**YOUR GOAL:**
Starting at the first line of the data, please print exactly those lines through the one that holds "from matplotlib.patches import Rectangle", omitting every picture.

(Code that draws figures)
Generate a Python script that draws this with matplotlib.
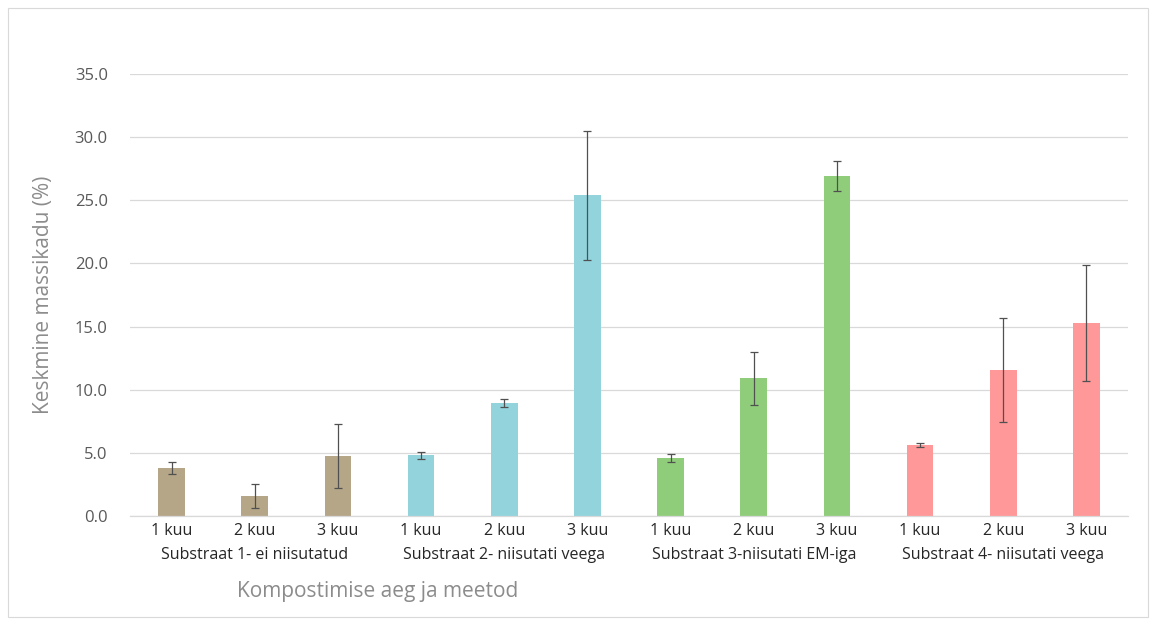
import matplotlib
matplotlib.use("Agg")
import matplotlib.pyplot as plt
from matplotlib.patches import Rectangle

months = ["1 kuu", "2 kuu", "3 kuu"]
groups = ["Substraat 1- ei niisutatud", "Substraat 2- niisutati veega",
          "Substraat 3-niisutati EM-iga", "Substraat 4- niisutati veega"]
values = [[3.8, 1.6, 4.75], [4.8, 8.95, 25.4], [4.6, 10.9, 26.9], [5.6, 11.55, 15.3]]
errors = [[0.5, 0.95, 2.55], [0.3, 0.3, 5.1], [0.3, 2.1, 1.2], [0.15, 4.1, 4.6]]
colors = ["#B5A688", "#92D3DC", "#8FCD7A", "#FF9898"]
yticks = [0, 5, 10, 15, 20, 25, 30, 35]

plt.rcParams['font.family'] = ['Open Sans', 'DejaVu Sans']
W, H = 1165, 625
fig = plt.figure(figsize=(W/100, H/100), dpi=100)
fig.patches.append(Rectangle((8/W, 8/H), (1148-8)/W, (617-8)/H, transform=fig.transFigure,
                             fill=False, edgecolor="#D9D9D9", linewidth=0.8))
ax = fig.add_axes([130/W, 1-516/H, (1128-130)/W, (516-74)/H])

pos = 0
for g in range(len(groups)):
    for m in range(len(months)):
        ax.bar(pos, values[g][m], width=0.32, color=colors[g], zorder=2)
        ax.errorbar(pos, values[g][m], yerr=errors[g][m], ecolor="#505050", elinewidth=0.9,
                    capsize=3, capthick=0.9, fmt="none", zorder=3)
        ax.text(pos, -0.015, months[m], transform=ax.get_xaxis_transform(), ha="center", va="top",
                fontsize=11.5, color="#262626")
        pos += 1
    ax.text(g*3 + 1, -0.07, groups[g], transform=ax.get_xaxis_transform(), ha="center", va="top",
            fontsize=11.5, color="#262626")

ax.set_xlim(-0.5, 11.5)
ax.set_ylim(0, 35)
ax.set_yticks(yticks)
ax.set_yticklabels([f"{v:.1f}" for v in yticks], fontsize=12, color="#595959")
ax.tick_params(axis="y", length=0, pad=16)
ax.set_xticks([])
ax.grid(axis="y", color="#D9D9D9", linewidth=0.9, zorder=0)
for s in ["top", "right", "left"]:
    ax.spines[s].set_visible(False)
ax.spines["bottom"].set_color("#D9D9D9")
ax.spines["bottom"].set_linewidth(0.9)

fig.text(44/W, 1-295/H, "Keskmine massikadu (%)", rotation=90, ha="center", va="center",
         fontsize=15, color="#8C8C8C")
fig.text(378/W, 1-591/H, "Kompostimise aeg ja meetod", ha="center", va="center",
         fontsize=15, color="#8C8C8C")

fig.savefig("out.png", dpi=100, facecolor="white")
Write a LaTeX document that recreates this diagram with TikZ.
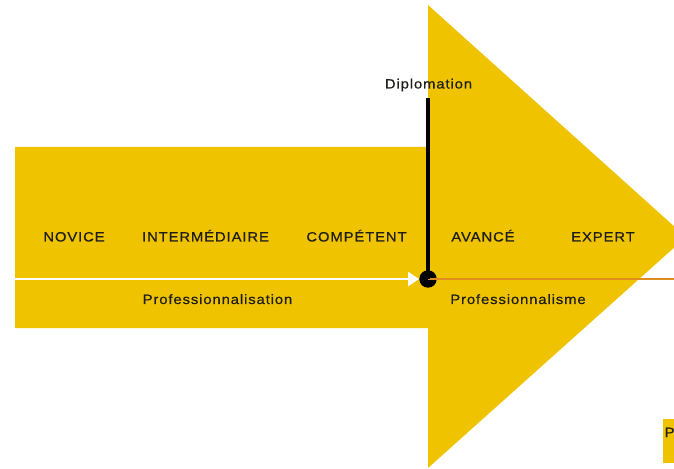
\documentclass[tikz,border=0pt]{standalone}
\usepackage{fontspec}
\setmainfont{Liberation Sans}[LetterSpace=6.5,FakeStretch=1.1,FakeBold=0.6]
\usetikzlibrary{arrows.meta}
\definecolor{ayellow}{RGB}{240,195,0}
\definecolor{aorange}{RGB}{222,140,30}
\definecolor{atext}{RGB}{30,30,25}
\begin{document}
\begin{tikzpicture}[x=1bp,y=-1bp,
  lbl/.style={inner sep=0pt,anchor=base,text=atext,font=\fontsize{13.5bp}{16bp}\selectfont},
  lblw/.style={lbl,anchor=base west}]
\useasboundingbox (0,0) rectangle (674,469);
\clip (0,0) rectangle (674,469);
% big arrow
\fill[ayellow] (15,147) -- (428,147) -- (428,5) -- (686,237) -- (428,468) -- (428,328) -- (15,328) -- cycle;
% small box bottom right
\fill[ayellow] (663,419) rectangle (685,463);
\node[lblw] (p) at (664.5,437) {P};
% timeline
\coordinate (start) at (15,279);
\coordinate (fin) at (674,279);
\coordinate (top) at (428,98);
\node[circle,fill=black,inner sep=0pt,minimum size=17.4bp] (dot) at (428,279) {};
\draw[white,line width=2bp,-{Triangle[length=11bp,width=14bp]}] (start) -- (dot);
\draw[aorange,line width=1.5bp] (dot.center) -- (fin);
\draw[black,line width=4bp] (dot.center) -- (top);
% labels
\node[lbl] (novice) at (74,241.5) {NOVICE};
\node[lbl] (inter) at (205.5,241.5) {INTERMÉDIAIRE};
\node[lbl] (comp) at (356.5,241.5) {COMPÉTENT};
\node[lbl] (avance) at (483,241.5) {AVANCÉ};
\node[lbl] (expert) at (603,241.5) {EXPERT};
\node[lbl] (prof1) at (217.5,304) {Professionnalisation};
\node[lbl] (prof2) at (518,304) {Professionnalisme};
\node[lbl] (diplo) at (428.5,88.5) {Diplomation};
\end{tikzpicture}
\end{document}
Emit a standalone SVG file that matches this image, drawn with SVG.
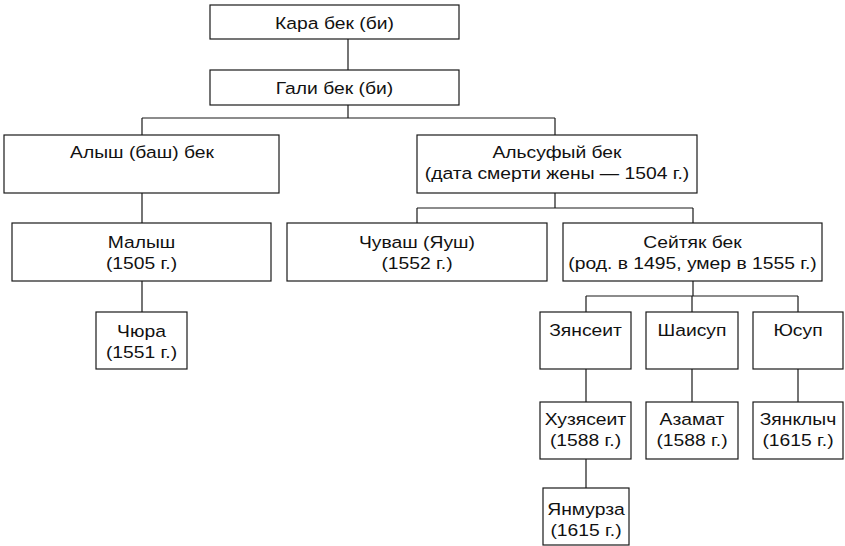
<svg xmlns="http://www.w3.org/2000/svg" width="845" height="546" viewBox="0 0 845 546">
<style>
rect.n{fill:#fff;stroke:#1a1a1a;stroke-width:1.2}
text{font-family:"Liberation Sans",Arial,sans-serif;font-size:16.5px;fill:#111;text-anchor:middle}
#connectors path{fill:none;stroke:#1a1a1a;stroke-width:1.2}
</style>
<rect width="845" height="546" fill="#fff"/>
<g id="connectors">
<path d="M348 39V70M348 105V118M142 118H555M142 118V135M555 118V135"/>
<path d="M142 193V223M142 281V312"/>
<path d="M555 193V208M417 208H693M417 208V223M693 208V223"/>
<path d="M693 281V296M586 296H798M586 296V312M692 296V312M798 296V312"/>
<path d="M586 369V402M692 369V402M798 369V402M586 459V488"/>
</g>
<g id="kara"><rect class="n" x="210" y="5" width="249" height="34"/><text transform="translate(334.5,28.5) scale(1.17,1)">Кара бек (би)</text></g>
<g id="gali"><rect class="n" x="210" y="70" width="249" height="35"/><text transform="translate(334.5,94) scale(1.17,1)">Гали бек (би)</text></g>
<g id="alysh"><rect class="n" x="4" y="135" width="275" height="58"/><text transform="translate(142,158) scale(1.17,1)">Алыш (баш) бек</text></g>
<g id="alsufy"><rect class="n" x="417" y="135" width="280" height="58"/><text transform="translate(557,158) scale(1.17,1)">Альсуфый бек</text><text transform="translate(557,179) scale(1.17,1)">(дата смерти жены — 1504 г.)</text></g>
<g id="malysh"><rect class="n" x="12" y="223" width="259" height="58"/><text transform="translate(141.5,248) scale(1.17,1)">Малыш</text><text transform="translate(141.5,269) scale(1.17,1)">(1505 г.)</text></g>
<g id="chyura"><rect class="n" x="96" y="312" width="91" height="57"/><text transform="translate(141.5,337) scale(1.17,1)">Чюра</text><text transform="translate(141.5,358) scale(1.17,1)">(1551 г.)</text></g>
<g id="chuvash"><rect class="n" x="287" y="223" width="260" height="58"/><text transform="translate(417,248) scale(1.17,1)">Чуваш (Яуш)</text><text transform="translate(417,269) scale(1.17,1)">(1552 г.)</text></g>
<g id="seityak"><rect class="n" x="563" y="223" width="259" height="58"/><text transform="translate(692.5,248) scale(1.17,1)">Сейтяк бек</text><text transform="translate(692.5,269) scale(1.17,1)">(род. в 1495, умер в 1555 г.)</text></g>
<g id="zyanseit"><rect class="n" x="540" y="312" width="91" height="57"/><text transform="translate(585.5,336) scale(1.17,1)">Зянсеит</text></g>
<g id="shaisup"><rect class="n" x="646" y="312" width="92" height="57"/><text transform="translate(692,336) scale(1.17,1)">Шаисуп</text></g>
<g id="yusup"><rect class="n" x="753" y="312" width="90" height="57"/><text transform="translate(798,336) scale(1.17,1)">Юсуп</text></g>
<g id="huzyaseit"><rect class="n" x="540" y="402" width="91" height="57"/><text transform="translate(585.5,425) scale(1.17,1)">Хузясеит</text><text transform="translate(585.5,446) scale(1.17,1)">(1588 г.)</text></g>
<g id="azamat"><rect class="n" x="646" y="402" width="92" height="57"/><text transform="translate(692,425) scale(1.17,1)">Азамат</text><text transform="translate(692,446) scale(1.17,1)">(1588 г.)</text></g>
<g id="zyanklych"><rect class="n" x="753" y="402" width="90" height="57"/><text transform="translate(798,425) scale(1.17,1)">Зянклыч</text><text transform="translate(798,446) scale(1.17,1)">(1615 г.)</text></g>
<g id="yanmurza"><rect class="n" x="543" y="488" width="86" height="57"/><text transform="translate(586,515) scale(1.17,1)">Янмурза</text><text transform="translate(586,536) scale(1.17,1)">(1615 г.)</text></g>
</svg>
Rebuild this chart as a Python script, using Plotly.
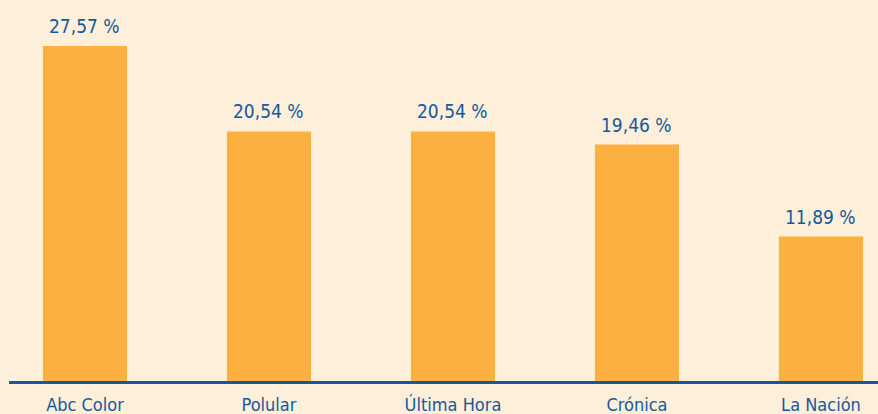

**SOLUTION TO THE PROBLEM:**
Generate a Python script that draws this with matplotlib.
import matplotlib
matplotlib.use("Agg")
import matplotlib.pyplot as plt
from matplotlib.patches import Rectangle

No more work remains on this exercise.